Prohibitionist Poll Results A Flop: 83% Want Cannabis Reform
A staggering majority of Americans really, really don’t agree with the current federal cannabis laws.
That’s what anti-legalization group Smart Approaches to Marijuana (SAM) found out. SAM commissioned Mason-Dixon Polling and Strategy to conduct a poll, which strayed from the usual binary yes or no questions. This time, they asked 1,000 registered voters to choose from several options regarding federal policy on cannabis. Specifically, the questions asked were:
I want to ask a few questions about marijuana policy in the United States. Currently, possessing and using marijuana is against federal law. Which one of the following best describes your preference on national marijuana policy?
- Keep the current policy
- Keep the current policy, but legalize the use of marijuana for physician-supervised medical use
- Decriminalize marijuana use by removing the possibility of jail time for possession and also allowing for medical marijuana, but keep the sale of marijuana illegal.
- Legalize the commercial production, use and sale of marijuana for recreational use, as they have done recently in several states.
The results revealed that 83% of respondents want to see federal cannabis legalization reforms.
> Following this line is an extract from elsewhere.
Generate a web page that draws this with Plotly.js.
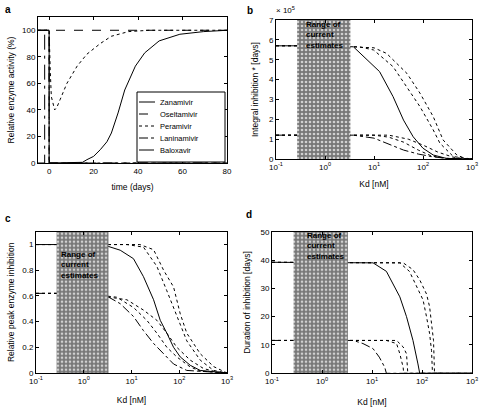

The very thing that SAM is against.
Breakdown of Results
There were interesting findings among the respondents. The study found that 53% of men favor adult-use legalization while only 46% support it, but the gender differences weren’t there when they asked about legalizing medical use only.
Additionally, participants under the age of 50 were also more likely to support all aspects of legalization versus those over 50. Just 8% of the younger respondents wanted to maintain the status quo (keep cannabis illegal at the federal level), and 25% of those over 50 support current policy. When it comes to legalizing adult use, only 44% of respondents over 50 years old favored it while 54% of the younger demographic supported it.
Politically, democrats showed tremendous support for legal reform, but a quarter of Republicans preferred to keep cannabis illegal. The results also showed that 57% of Independents preferred legalizing full adult use, while 55% of Democrats supported it and just 36% of Republicans shared the same sentiments.
For some reason, SAM thinks that the poll results show the country is evenly divided when it comes to legalization. Their usual stance is that other types of legalization polls use binary yes or no styles, which tend to skip many important opinions that people have when it comes to public policy.
“These results clearly indicate the oft-touted vast public support for marijuana legalization has a shakier foundation than marijuana investors would have you believe,” says SAM president Kevin Sabet. “This should give pause to politicians and marijuana financiers alike.”
Regardless of how SAM tries to spin the results, it’s still as clear as day that the largest group among the respondents still support full legalization.
Sessions And The Unpopular Policy
More polls are surfacing just proving how unpopular Jeff Sessions’ policies and the prohibitionist standpoint is. Pro cannabis lawmakers are working together to protect state rights after Sessions announced that the Cole memo would be repealed. After Sessions made the announcement, Colorado Senator Cory Gardner threatened to block Department of Justice nominees until Sessions honors his word in preventing the feds from going after cannabis. Last week, Gardner had a meeting with Sessions to negotiate demands, although nothing fruitful came out of the meeting.
On Wednesday evening, a group of lawmakers took a stand on the floor of the House of Representatives to talk about Sessions’ move while asking Congress to pass cannabis-related bills including those that touch on taxes. “We must work to afford all businesses selling legal products the opportunity to make appropriate deductions and contribute to our economy and create jobs,” said Representative Carlos Curbelo. “The best ally that those who are operating illegaly, the drug cartels, the drug traffickers- who do not pay any taxes, who target children – the best ally that they have are policies that the attorney general has embraced.”
During his speech, Curbelo also referred to Sessions’ regulations as a “witch hunt”, and he explained that Sessions’ moves will actually be helping illegal drug dealers and drug cartels profit while affecting small businesses who are already working legally in their states.